Dataset extract:
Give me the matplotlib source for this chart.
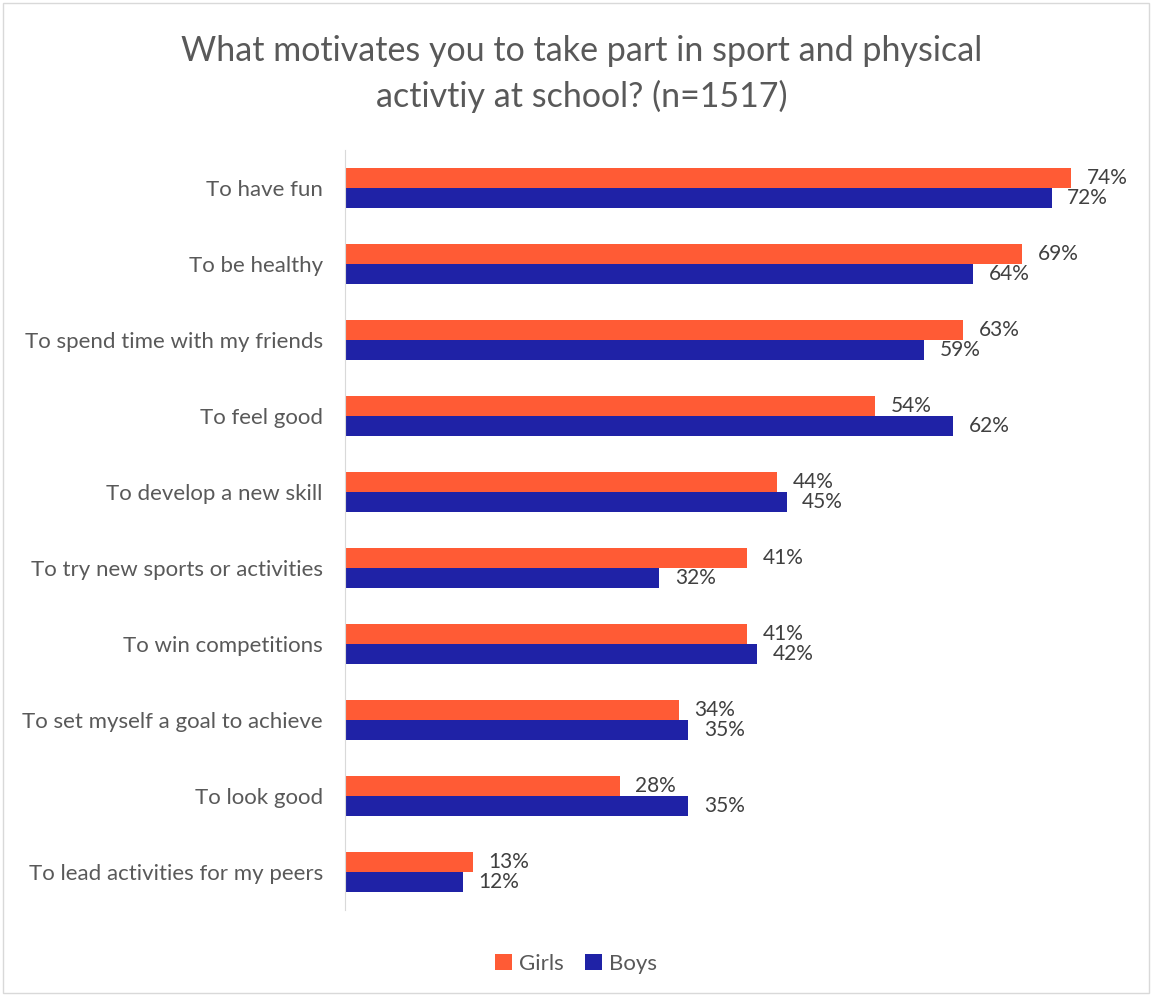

--

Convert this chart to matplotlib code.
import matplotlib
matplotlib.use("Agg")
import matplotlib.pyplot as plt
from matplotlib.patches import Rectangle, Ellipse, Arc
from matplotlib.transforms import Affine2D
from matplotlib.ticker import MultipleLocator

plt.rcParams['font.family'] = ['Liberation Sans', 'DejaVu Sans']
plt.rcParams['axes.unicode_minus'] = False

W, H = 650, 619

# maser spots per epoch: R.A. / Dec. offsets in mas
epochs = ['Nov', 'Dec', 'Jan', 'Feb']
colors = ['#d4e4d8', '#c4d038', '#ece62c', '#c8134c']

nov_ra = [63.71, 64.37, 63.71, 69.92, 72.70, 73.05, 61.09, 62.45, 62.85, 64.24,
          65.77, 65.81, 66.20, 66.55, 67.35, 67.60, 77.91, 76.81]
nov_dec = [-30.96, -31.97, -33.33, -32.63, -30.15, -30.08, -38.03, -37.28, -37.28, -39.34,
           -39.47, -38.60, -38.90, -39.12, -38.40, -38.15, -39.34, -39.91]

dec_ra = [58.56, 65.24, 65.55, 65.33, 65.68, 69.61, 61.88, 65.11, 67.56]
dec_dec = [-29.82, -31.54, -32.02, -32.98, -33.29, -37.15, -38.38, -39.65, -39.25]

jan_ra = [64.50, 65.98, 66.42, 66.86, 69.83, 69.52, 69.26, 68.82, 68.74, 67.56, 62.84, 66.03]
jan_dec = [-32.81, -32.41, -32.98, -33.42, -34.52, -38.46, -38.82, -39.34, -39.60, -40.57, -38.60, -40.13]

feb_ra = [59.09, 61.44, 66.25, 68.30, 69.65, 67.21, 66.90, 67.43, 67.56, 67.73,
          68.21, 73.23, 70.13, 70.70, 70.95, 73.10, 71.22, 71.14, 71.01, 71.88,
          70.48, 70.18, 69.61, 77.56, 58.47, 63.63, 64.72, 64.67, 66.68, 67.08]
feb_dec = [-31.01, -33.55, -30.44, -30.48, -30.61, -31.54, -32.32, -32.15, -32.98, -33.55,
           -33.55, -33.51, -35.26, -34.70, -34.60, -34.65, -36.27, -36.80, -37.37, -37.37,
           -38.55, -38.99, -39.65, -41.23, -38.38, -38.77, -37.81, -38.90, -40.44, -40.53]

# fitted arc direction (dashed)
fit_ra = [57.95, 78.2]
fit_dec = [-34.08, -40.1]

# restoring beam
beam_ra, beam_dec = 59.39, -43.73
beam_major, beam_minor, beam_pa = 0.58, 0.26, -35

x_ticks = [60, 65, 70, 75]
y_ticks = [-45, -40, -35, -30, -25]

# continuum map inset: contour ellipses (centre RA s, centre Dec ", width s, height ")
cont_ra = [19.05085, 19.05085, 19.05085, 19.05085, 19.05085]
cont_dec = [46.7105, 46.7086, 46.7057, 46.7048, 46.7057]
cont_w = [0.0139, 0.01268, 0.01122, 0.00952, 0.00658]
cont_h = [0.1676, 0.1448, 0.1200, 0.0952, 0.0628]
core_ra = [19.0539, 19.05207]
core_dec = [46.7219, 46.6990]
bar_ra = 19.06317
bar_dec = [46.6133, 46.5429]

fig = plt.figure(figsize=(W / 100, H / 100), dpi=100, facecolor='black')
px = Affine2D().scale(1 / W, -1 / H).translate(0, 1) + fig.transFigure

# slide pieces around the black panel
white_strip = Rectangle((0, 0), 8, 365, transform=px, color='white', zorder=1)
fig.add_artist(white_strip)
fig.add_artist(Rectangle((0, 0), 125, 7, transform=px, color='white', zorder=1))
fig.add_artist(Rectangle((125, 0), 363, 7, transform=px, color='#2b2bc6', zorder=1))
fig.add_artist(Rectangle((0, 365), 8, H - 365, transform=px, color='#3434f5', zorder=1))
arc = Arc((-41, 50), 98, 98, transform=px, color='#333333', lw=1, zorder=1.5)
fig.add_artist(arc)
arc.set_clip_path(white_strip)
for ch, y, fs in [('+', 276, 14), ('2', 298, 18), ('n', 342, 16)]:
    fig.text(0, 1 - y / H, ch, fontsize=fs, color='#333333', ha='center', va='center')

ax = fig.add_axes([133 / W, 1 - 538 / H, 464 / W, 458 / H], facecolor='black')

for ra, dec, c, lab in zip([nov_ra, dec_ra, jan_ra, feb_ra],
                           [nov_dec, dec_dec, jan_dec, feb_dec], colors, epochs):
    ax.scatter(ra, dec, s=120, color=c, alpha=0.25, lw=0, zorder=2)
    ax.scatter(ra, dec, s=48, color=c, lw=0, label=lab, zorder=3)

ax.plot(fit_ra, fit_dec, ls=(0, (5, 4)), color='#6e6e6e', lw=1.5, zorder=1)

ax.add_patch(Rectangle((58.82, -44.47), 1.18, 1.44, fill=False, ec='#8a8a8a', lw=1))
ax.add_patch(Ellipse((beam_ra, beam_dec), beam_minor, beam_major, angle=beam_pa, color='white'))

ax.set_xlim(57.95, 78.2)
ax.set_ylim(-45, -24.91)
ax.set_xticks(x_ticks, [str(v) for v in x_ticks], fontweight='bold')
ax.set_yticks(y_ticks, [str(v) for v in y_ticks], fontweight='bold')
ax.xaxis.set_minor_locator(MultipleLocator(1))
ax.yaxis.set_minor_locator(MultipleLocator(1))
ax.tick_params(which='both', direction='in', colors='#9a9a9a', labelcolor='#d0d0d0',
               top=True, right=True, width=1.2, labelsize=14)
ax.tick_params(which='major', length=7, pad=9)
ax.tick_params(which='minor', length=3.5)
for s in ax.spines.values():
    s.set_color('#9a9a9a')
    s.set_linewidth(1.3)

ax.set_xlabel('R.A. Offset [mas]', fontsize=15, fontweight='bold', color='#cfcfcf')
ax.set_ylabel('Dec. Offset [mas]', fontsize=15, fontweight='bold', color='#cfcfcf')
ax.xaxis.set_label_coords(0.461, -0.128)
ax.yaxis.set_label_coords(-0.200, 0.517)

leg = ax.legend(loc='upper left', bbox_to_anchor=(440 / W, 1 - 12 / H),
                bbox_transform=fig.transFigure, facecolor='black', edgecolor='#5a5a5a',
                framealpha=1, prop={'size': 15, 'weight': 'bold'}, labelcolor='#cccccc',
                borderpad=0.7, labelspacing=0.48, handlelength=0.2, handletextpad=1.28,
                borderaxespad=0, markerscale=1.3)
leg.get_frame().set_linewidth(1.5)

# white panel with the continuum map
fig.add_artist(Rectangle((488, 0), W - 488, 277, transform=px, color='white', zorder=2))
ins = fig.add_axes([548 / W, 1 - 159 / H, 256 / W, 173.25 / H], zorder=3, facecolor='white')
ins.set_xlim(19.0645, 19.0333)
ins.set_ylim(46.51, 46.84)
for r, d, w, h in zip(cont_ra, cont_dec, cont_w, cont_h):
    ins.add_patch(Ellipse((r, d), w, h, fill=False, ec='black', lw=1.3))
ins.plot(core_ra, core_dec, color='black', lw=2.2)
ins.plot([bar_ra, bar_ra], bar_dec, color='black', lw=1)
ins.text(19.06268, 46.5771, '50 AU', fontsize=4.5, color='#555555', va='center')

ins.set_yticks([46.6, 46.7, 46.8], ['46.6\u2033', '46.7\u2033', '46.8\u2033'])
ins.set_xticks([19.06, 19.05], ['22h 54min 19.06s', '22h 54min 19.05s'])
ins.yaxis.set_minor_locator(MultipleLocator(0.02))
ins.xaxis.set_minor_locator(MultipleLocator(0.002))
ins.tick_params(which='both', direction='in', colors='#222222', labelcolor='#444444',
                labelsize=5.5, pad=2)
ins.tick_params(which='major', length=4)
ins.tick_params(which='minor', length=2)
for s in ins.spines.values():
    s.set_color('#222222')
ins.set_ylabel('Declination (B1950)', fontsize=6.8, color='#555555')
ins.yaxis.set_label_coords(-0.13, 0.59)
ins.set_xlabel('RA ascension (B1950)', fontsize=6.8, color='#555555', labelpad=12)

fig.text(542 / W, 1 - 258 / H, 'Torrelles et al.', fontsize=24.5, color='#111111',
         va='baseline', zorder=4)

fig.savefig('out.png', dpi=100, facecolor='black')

--

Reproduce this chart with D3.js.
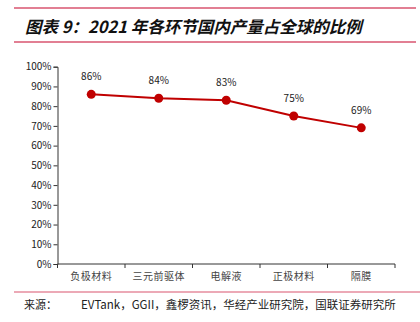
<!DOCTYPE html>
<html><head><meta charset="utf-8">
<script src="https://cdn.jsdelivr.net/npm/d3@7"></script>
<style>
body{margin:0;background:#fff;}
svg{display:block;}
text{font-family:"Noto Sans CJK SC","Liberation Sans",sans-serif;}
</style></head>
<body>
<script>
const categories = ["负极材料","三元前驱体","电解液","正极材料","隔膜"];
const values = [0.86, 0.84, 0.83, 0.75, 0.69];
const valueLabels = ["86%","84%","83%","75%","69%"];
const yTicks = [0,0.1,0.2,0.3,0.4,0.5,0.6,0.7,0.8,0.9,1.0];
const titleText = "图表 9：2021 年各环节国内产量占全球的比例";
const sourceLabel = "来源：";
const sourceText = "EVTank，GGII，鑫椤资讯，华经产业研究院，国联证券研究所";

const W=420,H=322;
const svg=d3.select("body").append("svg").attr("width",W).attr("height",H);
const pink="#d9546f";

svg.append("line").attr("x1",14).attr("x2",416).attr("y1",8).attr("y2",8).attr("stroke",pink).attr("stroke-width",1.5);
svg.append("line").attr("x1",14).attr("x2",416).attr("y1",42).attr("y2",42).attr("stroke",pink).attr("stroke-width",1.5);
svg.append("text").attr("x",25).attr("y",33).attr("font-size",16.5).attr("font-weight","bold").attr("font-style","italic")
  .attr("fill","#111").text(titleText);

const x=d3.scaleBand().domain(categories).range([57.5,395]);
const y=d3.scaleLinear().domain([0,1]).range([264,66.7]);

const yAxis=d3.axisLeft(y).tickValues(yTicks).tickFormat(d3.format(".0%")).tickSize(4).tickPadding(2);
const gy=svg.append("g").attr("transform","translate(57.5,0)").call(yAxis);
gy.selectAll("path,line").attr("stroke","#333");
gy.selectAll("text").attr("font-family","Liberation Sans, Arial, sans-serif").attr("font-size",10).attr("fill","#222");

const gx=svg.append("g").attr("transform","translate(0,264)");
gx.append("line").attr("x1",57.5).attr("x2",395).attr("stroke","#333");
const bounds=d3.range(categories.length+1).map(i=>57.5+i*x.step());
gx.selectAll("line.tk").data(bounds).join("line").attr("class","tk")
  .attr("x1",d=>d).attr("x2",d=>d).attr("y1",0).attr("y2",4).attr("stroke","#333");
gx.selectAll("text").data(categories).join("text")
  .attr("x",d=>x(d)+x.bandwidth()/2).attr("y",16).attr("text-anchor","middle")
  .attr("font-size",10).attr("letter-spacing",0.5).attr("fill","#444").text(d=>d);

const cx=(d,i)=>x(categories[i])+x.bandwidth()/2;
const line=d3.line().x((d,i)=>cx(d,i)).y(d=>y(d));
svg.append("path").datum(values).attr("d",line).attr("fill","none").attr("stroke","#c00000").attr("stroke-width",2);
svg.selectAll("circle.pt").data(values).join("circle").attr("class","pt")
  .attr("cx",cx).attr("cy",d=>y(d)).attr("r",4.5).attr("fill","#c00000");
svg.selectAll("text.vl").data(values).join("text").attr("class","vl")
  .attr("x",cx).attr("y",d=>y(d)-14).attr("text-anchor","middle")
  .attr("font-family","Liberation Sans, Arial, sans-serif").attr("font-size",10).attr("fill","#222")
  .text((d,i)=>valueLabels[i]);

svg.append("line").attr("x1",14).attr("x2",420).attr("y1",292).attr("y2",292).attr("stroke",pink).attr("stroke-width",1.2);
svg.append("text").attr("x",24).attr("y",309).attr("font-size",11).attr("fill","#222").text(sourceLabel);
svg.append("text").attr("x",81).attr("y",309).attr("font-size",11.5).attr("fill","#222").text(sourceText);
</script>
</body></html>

Exercise goal: Count every line of the material above that holds the string "chart", then state only the total.

Reply to the task: 3